=== Required work ===
Scan the records below for the line with "Recreate this image" and the line with "from matplotlib.lines import Line2D", and retype that range exactly, both ends included, pictures excepted.

=== Material provided ===
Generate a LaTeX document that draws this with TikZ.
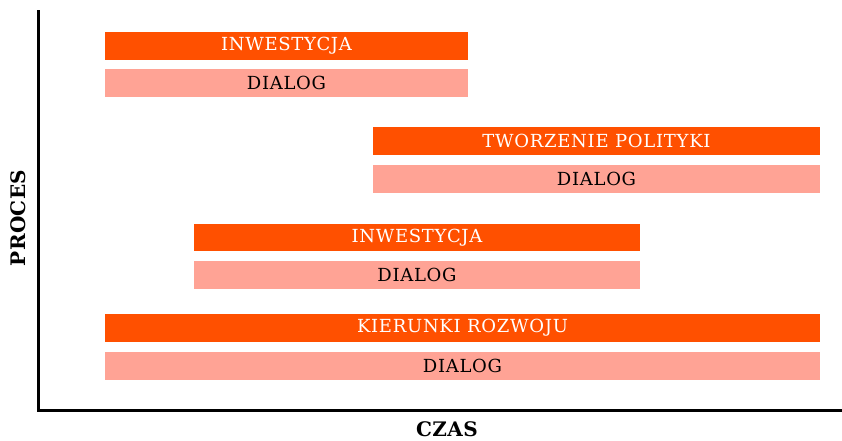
\documentclass[tikz,border=0pt]{standalone}
\usepackage{fontspec}
\setmainfont{DejaVu Serif}[LetterSpace=4]
\newfontfamily\boldlab{DejaVu Serif}[LetterSpace=2]
\definecolor{barorange}{HTML}{FF5000}
\definecolor{barpink}{HTML}{FFA395}
\tikzset{
  topbar/.style={fill=barorange, inner sep=0pt, text=white, font=\fontsize{18}{20}\selectfont},
  lowbar/.style={fill=barpink, inner sep=0pt, text=black, font=\fontsize{18}{20}\selectfont},
  axislab/.style={font=\boldlab\bfseries\fontsize{20}{22}\selectfont, inner sep=0pt},
  axisline/.style={line width=3pt, line cap=rect}
}
\begin{document}
\begin{tikzpicture}[x=1pt,y=-1pt]
\useasboundingbox (0,0) rectangle (842,441);
% axes
\coordinate (top) at (38,12);
\coordinate (origin) at (38,410);
\coordinate (right) at (842,410);
\draw[axisline] (top) -- (origin) -- (right);
% bars
\node[topbar, minimum width=363pt, minimum height=28pt] (inv1) at (286.5,46) {INWESTYCJA};
\node[lowbar, minimum width=363pt, minimum height=28pt] (dia1) at (286.5,83) {DIALOG};
\node[topbar, minimum width=447pt, minimum height=28pt] (pol) at (596.5,141) {TWORZENIE POLITYKI};
\node[lowbar, minimum width=447pt, minimum height=28pt] (dia2) at (596.5,179) {DIALOG};
\node[topbar, minimum width=446pt, minimum height=27pt] (inv2) at (417,237.5) {INWESTYCJA};
\node[lowbar, minimum width=446pt, minimum height=28pt] (dia3) at (417,275) {DIALOG};
\node[topbar, minimum width=715pt, minimum height=28pt] (kier) at (462.5,328) {KIERUNKI ROZWOJU};
\node[lowbar, minimum width=715pt, minimum height=28pt] (dia4) at (462.5,366) {DIALOG};
% axis labels
\node[axislab, rotate=90] (proces) at (18,218) {PROCES};
\node[axislab] (czas) at (447,429) {CZAS};
\end{tikzpicture}
\end{document}
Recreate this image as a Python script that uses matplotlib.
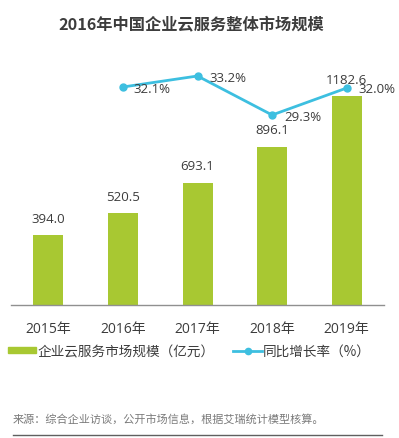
import matplotlib
matplotlib.use("Agg")
import matplotlib.pyplot as plt
import numpy as np
from matplotlib.patches import Rectangle
from matplotlib.lines import Line2D

plt.rcParams['font.family'] = ['Open Sans', 'Noto Sans CJK SC', 'DejaVu Sans']
CJK = ['Noto Sans CJK SC', 'DejaVu Sans']

years = ["2015年", "2016年", "2017年", "2018年", "2019年"]
market = [394.0, 520.5, 693.1, 896.1, 1182.6]
growth_years_idx = [1, 2, 3, 4]
growth = [32.1, 33.2, 29.3, 32.0]

bar_color = "#a8c832"
line_color = "#3dbfe0"
text_color = "#3c3c3c"

fig = plt.figure(figsize=(3.99, 4.38), dpi=100)
W, H = 399, 438
ax_left, ax_right = 11, 384
ax_bottom, ax_top = 305, 50
ax = fig.add_axes([ax_left / W, (H - ax_bottom) / H, (ax_right - ax_left) / W, (ax_bottom - ax_top) / H])

x = np.arange(len(years))
bar_w = 30 / 74.6
ax.bar(x, market, width=bar_w, color=bar_color, zorder=2)
ax.set_xlim(-0.5, 4.5)
ax.set_ylim(0, 255 / 0.1767)
for xi, v in zip(x, market):
    ax.annotate(f"{v:.1f}", (xi, v), xytext=(0, 16), textcoords="offset pixels",
                ha="center", va="center", fontsize=9.5, color=text_color)

for s in ["top", "right", "left"]:
    ax.spines[s].set_visible(False)
ax.spines["bottom"].set_color("#909090")
ax.spines["bottom"].set_linewidth(1.0)
ax.set_yticks([])
ax.set_xticks(x)
ax.set_xticklabels(years, fontsize=10, color=text_color)
ax.tick_params(axis="x", length=0, pad=12)

ax2 = ax.twinx()
ax2.set_ylim(33.2 - 229 / 10, 33.2 + 26 / 10)
ax2.plot(growth_years_idx, growth, color=line_color, lw=2, marker="o", ms=5, zorder=3)
ax2.axis("off")
offsets = [(11, -2), (12, -2), (12, -2), (12, -1.5)]
for xi, g, (dx, dy) in zip(growth_years_idx, growth, offsets):
    ax2.annotate(f"{g:.1f}%", (xi, g), xytext=(dx, dy), textcoords="offset pixels",
                 ha="left", va="center", fontsize=9.5, color=text_color)

fig.text(191.5 / W, 1 - 25 / H, "2016年中国企业云服务整体市场规模", ha="center", va="center",
         fontsize=11.7, fontweight="bold", color=text_color, family=CJK)

# legend
ly = 1 - 352 / H
fig.patches.append(Rectangle((8 / W, 1 - 353 / H), 28 / W, 6 / H, transform=fig.transFigure,
                             color=bar_color, figure=fig))
fig.text(37 / W, ly, "企业云服务市场规模（亿元）", ha="left", va="center", fontsize=9.8,
         color=text_color, family=CJK)
fig.lines.append(Line2D([233 / W, 262 / W], [1 - 350.5 / H, 1 - 350.5 / H], transform=fig.transFigure,
                        color=line_color, lw=2, figure=fig))
fig.lines.append(Line2D([247.5 / W], [1 - 350.5 / H], transform=fig.transFigure, color=line_color,
                        marker="o", ms=4.5, figure=fig))
fig.text(263 / W, ly, "同比增长率（%）", ha="left", va="center", fontsize=9.8, color=text_color, family=CJK)

fig.text(13 / W, 1 - 419.5 / H, "来源：综合企业访谈，公开市场信息，根据艾瑞统计模型核算。", ha="left", va="center",
         fontsize=8, color="#7a7a7a", family=CJK)
fig.lines.append(Line2D([13 / W, 382 / W], [1 - 435 / H, 1 - 435 / H], transform=fig.transFigure,
                        color="#606060", lw=1, figure=fig))

fig.savefig("out.png", dpi=100)
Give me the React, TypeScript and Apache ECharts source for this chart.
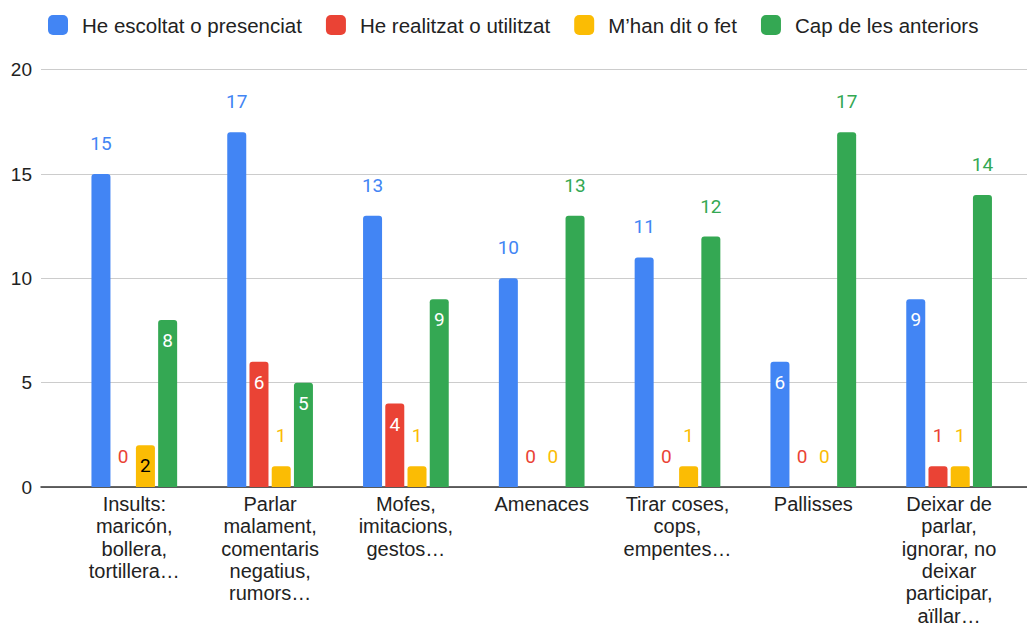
import React, { useEffect, useRef } from "react";
import * as echarts from "echarts";

const categories = [
  "Insults:\nmaricón,\nbollera,\ntortillera…",
  "Parlar\nmalament,\ncomentaris\nnegatius,\nrumors…",
  "Mofes,\nimitacions,\ngestos…",
  "Amenaces",
  "Tirar coses,\ncops,\nempentes…",
  "Pallisses",
  "Deixar de\nparlar,\nignorar, no\ndeixar\nparticipar,\naïllar…",
];
const seriesNames = [
  "He escoltat o presenciat",
  "He realitzat o utilitzat",
  "M’han dit o fet",
  "Cap de les anteriors",
];
const escoltat = [15, 17, 13, 10, 11, 6, 9];
const realitzat = [0, 6, 4, 0, 0, 0, 1];
const hanDit = [2, 1, 1, 0, 1, 0, 1];
const cap = [8, 5, 9, 13, 12, 17, 14];
const yTicks = [0, 5, 10, 15, 20];

const colors = ["#4285F4", "#EA4335", "#FBBC04", "#34A853"];
const insideColors = ["#ffffff", "#ffffff", "#000000", "#ffffff"];

export default function App() {
  const ref = useRef<HTMLDivElement>(null);
  useEffect(() => {
    if (!ref.current) return;
    const chart = echarts.init(ref.current, null, { renderer: "svg" });
    const values = [escoltat, realitzat, hanDit, cap];
    const top = 69.7;
    const bottom = 140;
    const series = values.map((vals, si) => ({
      name: seriesNames[si],
      type: "bar",
      xAxisIndex: 1,
      yAxisIndex: 1,
      barWidth: 19,
      barGap: "17%",
      itemStyle: { color: colors[si], borderRadius: [3, 3, 0, 0] },
      data: vals.map((v) => {
        const inside = v >= 2 && v < 10;
        return {
          value: v,
          label: inside
            ? {
                show: true,
                position: "insideTop",
                distance: 11,
                color: insideColors[si],
              }
            : {
                show: true,
                position: "top",
                distance: 21,
                color: colors[si],
              },
        };
      }),
      label: {
        show: true,
        fontFamily: "Roboto",
        fontSize: 19,
      },
    }));
    chart.setOption({
      animation: false,
      color: colors,
      legend: {
        left: 43,
        top: 9.5,
        icon: "roundRect",
        itemWidth: 20,
        itemHeight: 20,
        itemGap: 24,
        data: seriesNames,
        textStyle: {
          fontFamily: "Liberation Sans",
          fontSize: 20.5,
          color: "#222222",
          padding: [0, 0, 0, 9],
        },
      },
      grid: [
        { left: 41, right: 0, top, bottom, containLabel: false, outerBoundsMode: "none" },
        { left: 66.4, right: 10, top, bottom, containLabel: false, outerBoundsMode: "none" },
      ],
      xAxis: [
        {
          type: "category",
          gridIndex: 0,
          data: [""],
          axisLine: { show: true, lineStyle: { color: "#333333", width: 1.5 } },
          axisTick: { show: false },
          axisLabel: { show: false },
        },
        {
          type: "category",
          gridIndex: 1,
          data: categories,
          axisLine: { show: false },
          axisTick: { show: false },
          axisLabel: {
            interval: 0,
            margin: 5.5,
            fontFamily: "Liberation Sans",
            fontSize: 20,
            lineHeight: 22.4,
            color: "#222222",
            align: "center",
          },
        },
      ],
      yAxis: [
        {
          type: "value",
          gridIndex: 0,
          min: yTicks[0],
          max: yTicks[yTicks.length - 1],
          interval: 5,
          axisLine: { show: false },
          axisTick: { show: false },
          splitLine: { lineStyle: { color: "#cccccc", width: 1 } },
          axisLabel: {
            margin: 9,
            fontFamily: "Liberation Sans",
            fontSize: 19,
            color: "#222222",
          },
        },
        {
          type: "value",
          gridIndex: 1,
          min: yTicks[0],
          max: yTicks[yTicks.length - 1],
          interval: 5,
          show: false,
          splitLine: { show: false },
        },
      ],
      series,
    });
    return () => chart.dispose();
  }, []);
  return <div ref={ref} style={{ width: 1027, height: 627, position: "absolute", left: 0, top: 0 }} />;
}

=== Answer to the task ===
Recreate this image as a Python script that uses matplotlib.
import matplotlib
matplotlib.use("Agg")
import matplotlib.pyplot as plt
import numpy as np
from matplotlib.patches import Rectangle
from matplotlib.lines import Line2D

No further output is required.